I’m happy to see Clayface so ambitious but, personally, I’d rather see a smart Clayface (you can read my full tirade about the problems I’ve had with Clayface’s character by clicking HERE). However at the very least the character we see here does have more depth than we’ve seen lately and that’s certainly welcome. And another great thing is that Layman dove into our villains past without taking us all the way back to a troubled childhood (which has become a really annoying flashback in New 52 origin tales). It’s also good to actually see a villain show some interest in what the Secret Society is up to. For the most part, these countless villains have acted rather ambivalent about the new world order. Rather than ask “Who are these guys?” or “How do I make sure I’m on the good side of these bad guys who now rule the world?” the general consensus seems to merely be “We can do whatever we want now!” Clayface, on the other hand, knows an opportunity when he sees it. He’s just not all that good at the follow-through.

What I think will take most readers off-guard though is that this villain comic is more amusement than menace. It’s definitely a more colorful and over-the-top comic than what I’ve seen in many of the other books featuring the bat-rogues this month. Speaking of which, there’s even a scene in which Clayface hangs out at a bar full of C-list villains (it’s fun to spot them all and there are a surprising number from some of the worst bat-titles like Catwoman and Batman: The Dark Knight).

I was most surprised to see White Rabbit again. She was never even locked up in Arkham or Black Gate. She was never caught at all.
We are indeed more ingrained in the Forever Evil saga than in many of the other titles this week, but it’s never bleak. Even when things are at their most violent there’s never a gasp or a shutter because the overall tone is so different than let’s say Scarecrow #1. This and Scarecrow #1 are from totally different sides of the fence. Clayface is here to play with the reader for a bit and then be forgotten whereas everything in Scarecrow’s tale comes with a grave importance.

As for the artwork I thought that Richards did a good job, especially during the numerous transformation scenes. I really liked one shot in which Clayface sprouted extra arms– it’s something that’s not been utilized enough. Clayface doesn’t have a skeleton anymore so there’s no reason for him not to go outside of the usual 2-arms and 2-legs human anatomy if it suits his needs. The look of Clayface’s calmer state, however, looks very different from what we’ve seen lately (and how he’s shown on the book’s cover). It’s very much the Arkham City version of the character. He has a more rocklike appearance than muddy crud. He’s solid. How do you prefer your Clayface? Wet or dry?

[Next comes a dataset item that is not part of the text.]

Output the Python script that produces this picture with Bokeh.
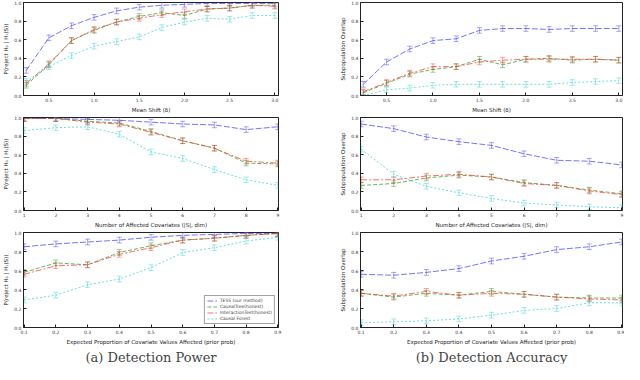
from bokeh.plotting import figure
from bokeh.layouts import column, row
from bokeh.models import ColumnDataSource, Whisker, TeeHead, Legend, LegendItem, FixedTicker, Range1d
from bokeh.embed import file_html
from bokeh.resources import INLINE

# ---------------- data ----------------
SHIFT = [0.25, 0.5, 0.75, 1.0, 1.25, 1.5, 1.75, 2.0, 2.25, 2.5, 2.75, 3.0]
NCOV = [1, 2, 3, 4, 5, 6, 7, 8, 9]
PROP = [0.1, 0.2, 0.3, 0.4, 0.5, 0.6, 0.7, 0.8, 0.9]

SERIES = ["TESS (our method)", "CausalTree(honest)", "InteractionTest(honest)", "Causal Forest"]

power_shift_ours = [0.27, 0.62, 0.75, 0.84, 0.91, 0.95, 0.97, 0.98, 0.99, 0.99, 0.99, 0.99]
power_shift_ctree = [0.11, 0.33, 0.59, 0.70, 0.79, 0.85, 0.89, 0.86, 0.93, 0.94, 0.97, 0.97]
power_shift_itest = [0.13, 0.34, 0.59, 0.71, 0.79, 0.83, 0.87, 0.90, 0.93, 0.94, 0.97, 0.96]
power_shift_cforest = [0.15, 0.31, 0.43, 0.53, 0.58, 0.63, 0.73, 0.79, 0.83, 0.82, 0.86, 0.86]

acc_shift_ours = [0.12, 0.36, 0.50, 0.59, 0.61, 0.70, 0.72, 0.72, 0.71, 0.72, 0.72, 0.72]
acc_shift_ctree = [0.03, 0.13, 0.23, 0.28, 0.31, 0.39, 0.33, 0.39, 0.40, 0.38, 0.39, 0.38]
acc_shift_itest = [0.04, 0.14, 0.24, 0.31, 0.31, 0.36, 0.38, 0.39, 0.39, 0.39, 0.39, 0.38]
acc_shift_cforest = [0.00, 0.06, 0.08, 0.11, 0.12, 0.12, 0.12, 0.12, 0.12, 0.14, 0.15, 0.16]

power_ncov_ours = [0.99, 0.99, 0.98, 0.97, 0.95, 0.93, 0.92, 0.87, 0.90]
power_ncov_ctree = [0.99, 0.99, 0.96, 0.94, 0.85, 0.75, 0.67, 0.51, 0.50]
power_ncov_itest = [0.99, 0.99, 0.95, 0.93, 0.84, 0.75, 0.67, 0.53, 0.51]
power_ncov_cforest = [0.86, 0.89, 0.90, 0.82, 0.63, 0.56, 0.44, 0.33, 0.27]

acc_ncov_ours = [0.93, 0.88, 0.79, 0.74, 0.70, 0.61, 0.54, 0.53, 0.49]
acc_ncov_ctree = [0.27, 0.29, 0.35, 0.38, 0.36, 0.30, 0.27, 0.22, 0.18]
acc_ncov_itest = [0.33, 0.33, 0.37, 0.39, 0.36, 0.29, 0.27, 0.21, 0.17]
acc_ncov_cforest = [0.66, 0.39, 0.26, 0.19, 0.13, 0.08, 0.06, 0.04, 0.03]

power_prop_ours = [0.85, 0.88, 0.90, 0.92, 0.95, 0.97, 0.98, 0.99, 0.99]
power_prop_ctree = [0.58, 0.68, 0.66, 0.79, 0.86, 0.92, 0.94, 0.97, 0.99]
power_prop_itest = [0.56, 0.65, 0.66, 0.77, 0.84, 0.92, 0.94, 0.97, 0.99]
power_prop_cforest = [0.29, 0.34, 0.45, 0.51, 0.63, 0.79, 0.84, 0.91, 0.95]

acc_prop_ours = [0.56, 0.55, 0.58, 0.62, 0.70, 0.75, 0.82, 0.85, 0.90]
acc_prop_ctree = [0.36, 0.32, 0.36, 0.34, 0.38, 0.35, 0.32, 0.31, 0.31]
acc_prop_itest = [0.36, 0.33, 0.38, 0.34, 0.36, 0.35, 0.32, 0.30, 0.29]
acc_prop_cforest = [0.05, 0.06, 0.07, 0.09, 0.13, 0.18, 0.20, 0.26, 0.26]

# typical half-width of the error bars per series (ours, ctree, itest, cforest)
ERR = [0.03, 0.03, 0.03, 0.03]

COLORS = ["#3b3bff", "#1f9a1f", "#ff3030", "#30d0d0"]
DASHES = ["6 2", "4 2", "6 2 2 2", "2 2"]

Y_TICKS = [0.0, 0.2, 0.4, 0.6, 0.8, 1.0]
SHIFT_TICKS = [0.5, 1.0, 1.5, 2.0, 2.5, 3.0]

FONT = "DejaVu Sans"


def make_panel(x, ys, xlabel, ylabel, xticks, xrange, width, height,
               left, right, bottom, top, caption=None, legend=False):
    p = figure(width=width, height=height, output_backend="svg", toolbar_location=None,
               x_range=Range1d(*xrange), y_range=Range1d(0, 1),
               min_border_left=left, min_border_right=right,
               min_border_bottom=bottom, min_border_top=top,
               title=caption, title_location="below" if caption else "above")
    p.xgrid.visible = False
    p.ygrid.visible = False
    p.outline_line_color = "#222222"
    p.outline_line_alpha = 1
    p.background_fill_color = "white"
    p.border_fill_color = "white"
    for ax in (p.xaxis[0], p.yaxis[0]):
        ax.axis_line_color = "#222222"
        ax.major_tick_in = 3
        ax.major_tick_out = 0
        ax.minor_tick_line_color = None
        ax.major_tick_line_color = "#222222"
        ax.major_label_text_font = FONT
        ax.major_label_text_font_size = "4.5px"
        ax.major_label_text_color = "#333333"
        ax.axis_label_text_font = FONT
        ax.axis_label_text_font_size = "5.5px"
        ax.axis_label_text_font_style = "normal"
        ax.axis_label_text_color = "#222222"
        ax.major_label_standoff = 2
        ax.axis_label_standoff = 2
    p.xaxis.axis_label = xlabel
    p.yaxis.axis_label = ylabel
    p.xaxis.ticker = FixedTicker(ticks=xticks)
    p.yaxis.ticker = FixedTicker(ticks=Y_TICKS)
    p.xaxis.major_label_overrides = {t: ("%g" % t if isinstance(t, int) else "%.1f" % t) for t in xticks}
    p.yaxis.major_label_overrides = {t: "%.1f" % t for t in Y_TICKS}

    items = []
    for i, yv in enumerate(ys):
        lo = [v - ERR[i] for v in yv]
        hi = [min(v + ERR[i], 1.0) for v in yv]
        src = ColumnDataSource(dict(x=x, y=yv, lo=lo, hi=hi))
        r = p.line("x", "y", source=src, line_color=COLORS[i], line_width=1.0,
                   line_dash=DASHES[i], line_alpha=0.7)
        w = Whisker(base="x", lower="lo", upper="hi", source=src,
                    line_color=COLORS[i], line_alpha=0.45, line_width=1,
                    upper_head=TeeHead(size=5, line_color=COLORS[i], line_alpha=0.45),
                    lower_head=TeeHead(size=5, line_color=COLORS[i], line_alpha=0.45))
        p.add_layout(w)
        items.append(LegendItem(label=SERIES[i], renderers=[r]))

    if legend:
        lg = Legend(items=items, location="bottom_right",
                    label_text_font=FONT, label_text_font_size="4.5px",
                    glyph_width=10, glyph_height=5, label_height=5,
                    spacing=1, padding=2, margin=3, label_standoff=3,
                    border_line_color="#444444", border_line_width=0.8,
                    background_fill_alpha=1)
        p.add_layout(lg, "center")

    if caption:
        p.title.text_font = "DejaVu Serif"
        p.title.text_font_size = "13px"
        p.title.text_font_style = "normal"
        p.title.align = "center"
        p.title.standoff = 0
        p.title.offset = 0
    return p


LW, RW = 318, 306
H1, H2, H3 = 115, 115, 134
LB, LR = 16, 40
RB, RR = 42, 2

YL_POWER = "P(reject H\u2080 | H\u2081(S))"
YL_ACC = "Subpopulation Overlap"
XL_SHIFT = "Mean Shift (\u03b4)"
XL_NCOV = "Number of Affected Covariates (|S|, dim)"
XL_PROP = "Expected Proportion of Covariate Values Affected (prior prob)"

p1 = make_panel(SHIFT, [power_shift_ours, power_shift_ctree, power_shift_itest, power_shift_cforest],
                XL_SHIFT, YL_POWER, SHIFT_TICKS, (0.22, 3.04), LW, H1, LB, LR, 20, 2)
p2 = make_panel(SHIFT, [acc_shift_ours, acc_shift_ctree, acc_shift_itest, acc_shift_cforest],
                XL_SHIFT, YL_ACC, SHIFT_TICKS, (0.22, 3.04), RW, H1, RB, RR, 20, 2)
p3 = make_panel(NCOV, [power_ncov_ours, power_ncov_ctree, power_ncov_itest, power_ncov_cforest],
                XL_NCOV, YL_POWER, NCOV, (0.98, 9.02), LW, H2, LB, LR, 20, 2)
p4 = make_panel(NCOV, [acc_ncov_ours, acc_ncov_ctree, acc_ncov_itest, acc_ncov_cforest],
                XL_NCOV, YL_ACC, NCOV, (0.98, 9.02), RW, H2, RB, RR, 20, 2)
p5 = make_panel(PROP, [power_prop_ours, power_prop_ctree, power_prop_itest, power_prop_cforest],
                XL_PROP, YL_POWER, PROP, (0.098, 0.902), LW, H3, LB, LR, 34, 2,
                caption="(a) Detection Power", legend=True)
p6 = make_panel(PROP, [acc_prop_ours, acc_prop_ctree, acc_prop_itest, acc_prop_cforest],
                XL_PROP, YL_ACC, PROP, (0.098, 0.902), RW, H3, RB, RR, 34, 2,
                caption="(b) Detection Accuracy")

layout = column(row(p1, p2, spacing=0), row(p3, p4, spacing=0), row(p5, p6, spacing=0), spacing=0)

open("out.html", "w").write(file_html(layout, INLINE))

All in all, this was an okay issue but not something I see myself re-reading in the future. And while I like the bit of added depth that Clayface was given I’m still not sold on the idea of him being dumb muscle. I still believe that you could get a better villain out of a shape shifter who has brains.

Something I want to bring up in spoilers follows below…

How exactly did Clayface know how to communicate with the Secret Society after he quelled the uprising (what he thought was an uprising, anyway)? I feel like I missed something.

Recommended If…

  • A bad guy book with a lighter tone is in order
  • You want something more closely tied with Forever Evil #1
  • The Arkham City Clayface design is your favorite
  • Cameos by random C-list villains sounds like fun
  • You’re a fan of John Layman’s Detective Comics


John Layman’s Clayface is played for laughs. If you want a big, bad-ass moment that solidifies this villain as a major threat then you’ll be disappointed. However, if you’re just looking for something simple that doesn’t take itself too seriously then I think you’re going to have a pretty good time.